## start

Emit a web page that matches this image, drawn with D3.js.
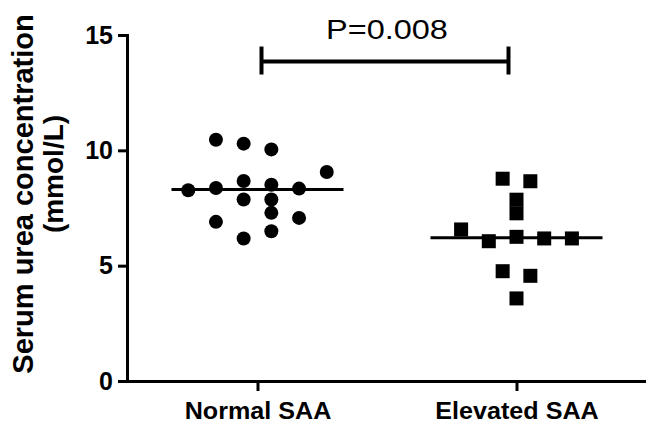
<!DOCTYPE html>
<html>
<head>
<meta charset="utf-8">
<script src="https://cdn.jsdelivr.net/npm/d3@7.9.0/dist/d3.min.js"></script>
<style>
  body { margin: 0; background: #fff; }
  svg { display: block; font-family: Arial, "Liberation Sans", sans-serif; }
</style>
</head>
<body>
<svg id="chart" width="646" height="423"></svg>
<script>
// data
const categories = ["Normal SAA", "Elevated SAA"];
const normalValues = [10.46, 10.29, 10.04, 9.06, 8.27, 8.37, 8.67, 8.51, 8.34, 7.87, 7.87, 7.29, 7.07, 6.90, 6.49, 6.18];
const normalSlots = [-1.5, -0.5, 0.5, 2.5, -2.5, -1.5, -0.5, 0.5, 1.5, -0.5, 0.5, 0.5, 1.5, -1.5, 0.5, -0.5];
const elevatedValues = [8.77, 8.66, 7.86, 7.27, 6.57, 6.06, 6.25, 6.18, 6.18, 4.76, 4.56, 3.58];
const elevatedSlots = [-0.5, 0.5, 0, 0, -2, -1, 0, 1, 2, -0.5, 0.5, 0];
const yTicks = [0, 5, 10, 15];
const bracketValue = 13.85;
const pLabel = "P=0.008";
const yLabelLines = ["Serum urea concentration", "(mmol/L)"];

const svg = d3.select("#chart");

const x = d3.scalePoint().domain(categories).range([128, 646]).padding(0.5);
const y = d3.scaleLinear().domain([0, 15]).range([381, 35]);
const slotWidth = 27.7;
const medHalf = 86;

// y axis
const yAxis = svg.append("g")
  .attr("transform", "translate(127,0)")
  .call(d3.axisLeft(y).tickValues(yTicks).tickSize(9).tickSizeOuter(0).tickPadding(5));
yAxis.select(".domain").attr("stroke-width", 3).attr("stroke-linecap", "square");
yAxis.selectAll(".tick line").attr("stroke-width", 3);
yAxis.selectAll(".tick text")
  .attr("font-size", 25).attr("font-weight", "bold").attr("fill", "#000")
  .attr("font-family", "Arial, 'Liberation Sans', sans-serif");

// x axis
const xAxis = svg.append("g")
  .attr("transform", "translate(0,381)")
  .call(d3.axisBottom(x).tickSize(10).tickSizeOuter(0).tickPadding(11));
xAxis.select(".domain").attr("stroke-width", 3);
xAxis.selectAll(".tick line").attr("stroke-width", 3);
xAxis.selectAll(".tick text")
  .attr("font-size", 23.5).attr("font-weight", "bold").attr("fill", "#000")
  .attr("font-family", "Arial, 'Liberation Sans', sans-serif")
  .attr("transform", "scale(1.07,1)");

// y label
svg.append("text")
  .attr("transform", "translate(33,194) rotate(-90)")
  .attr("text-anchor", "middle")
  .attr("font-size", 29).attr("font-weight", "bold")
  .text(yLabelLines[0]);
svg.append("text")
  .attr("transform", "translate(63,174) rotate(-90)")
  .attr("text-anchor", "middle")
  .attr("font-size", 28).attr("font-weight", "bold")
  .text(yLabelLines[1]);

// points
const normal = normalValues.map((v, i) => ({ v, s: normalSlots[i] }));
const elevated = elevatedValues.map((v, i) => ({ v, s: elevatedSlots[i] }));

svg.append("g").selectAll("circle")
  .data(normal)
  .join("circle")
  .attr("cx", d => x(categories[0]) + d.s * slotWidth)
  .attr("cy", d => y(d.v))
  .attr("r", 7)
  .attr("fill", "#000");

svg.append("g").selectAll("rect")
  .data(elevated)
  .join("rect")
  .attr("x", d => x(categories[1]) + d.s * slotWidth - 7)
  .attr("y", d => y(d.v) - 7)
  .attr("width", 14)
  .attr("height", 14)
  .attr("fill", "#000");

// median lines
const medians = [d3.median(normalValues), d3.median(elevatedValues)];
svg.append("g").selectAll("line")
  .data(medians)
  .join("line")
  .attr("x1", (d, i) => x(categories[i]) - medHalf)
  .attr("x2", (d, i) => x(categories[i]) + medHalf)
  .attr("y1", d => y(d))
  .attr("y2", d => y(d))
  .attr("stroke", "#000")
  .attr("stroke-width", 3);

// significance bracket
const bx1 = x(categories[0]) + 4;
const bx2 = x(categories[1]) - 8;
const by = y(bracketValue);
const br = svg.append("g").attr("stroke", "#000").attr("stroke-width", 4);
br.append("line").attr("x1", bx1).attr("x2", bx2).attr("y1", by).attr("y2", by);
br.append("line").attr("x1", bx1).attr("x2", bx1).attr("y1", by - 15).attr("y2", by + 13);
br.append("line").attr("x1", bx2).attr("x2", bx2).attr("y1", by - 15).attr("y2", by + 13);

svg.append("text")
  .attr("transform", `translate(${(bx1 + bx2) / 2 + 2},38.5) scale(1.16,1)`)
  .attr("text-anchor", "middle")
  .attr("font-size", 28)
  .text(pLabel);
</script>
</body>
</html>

## end
## start

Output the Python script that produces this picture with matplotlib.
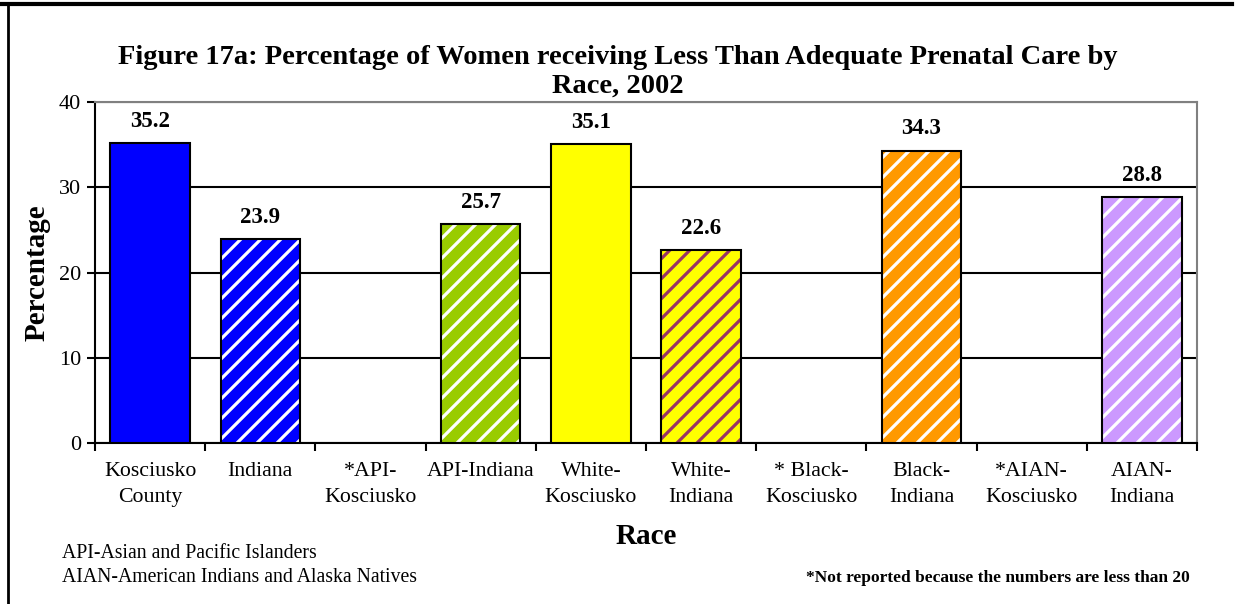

## end

Exactly the lines from the one with "Emit a web page" through the one with "const medHalf = 86;" are to be reproduced, and no pictures with them.

Emit a web page that matches this image, drawn with D3.js.
<!DOCTYPE html>
<html>
<head>
<meta charset="utf-8">
<script src="https://cdn.jsdelivr.net/npm/d3@7.9.0/dist/d3.min.js"></script>
<style>
  body { margin: 0; background: #fff; }
  svg { display: block; font-family: Arial, "Liberation Sans", sans-serif; }
</style>
</head>
<body>
<svg id="chart" width="646" height="423"></svg>
<script>
// data
const categories = ["Normal SAA", "Elevated SAA"];
const normalValues = [10.46, 10.29, 10.04, 9.06, 8.27, 8.37, 8.67, 8.51, 8.34, 7.87, 7.87, 7.29, 7.07, 6.90, 6.49, 6.18];
const normalSlots = [-1.5, -0.5, 0.5, 2.5, -2.5, -1.5, -0.5, 0.5, 1.5, -0.5, 0.5, 0.5, 1.5, -1.5, 0.5, -0.5];
const elevatedValues = [8.77, 8.66, 7.86, 7.27, 6.57, 6.06, 6.25, 6.18, 6.18, 4.76, 4.56, 3.58];
const elevatedSlots = [-0.5, 0.5, 0, 0, -2, -1, 0, 1, 2, -0.5, 0.5, 0];
const yTicks = [0, 5, 10, 15];
const bracketValue = 13.85;
const pLabel = "P=0.008";
const yLabelLines = ["Serum urea concentration", "(mmol/L)"];

const svg = d3.select("#chart");

const x = d3.scalePoint().domain(categories).range([128, 646]).padding(0.5);
const y = d3.scaleLinear().domain([0, 15]).range([381, 35]);
const slotWidth = 27.7;
const medHalf = 86;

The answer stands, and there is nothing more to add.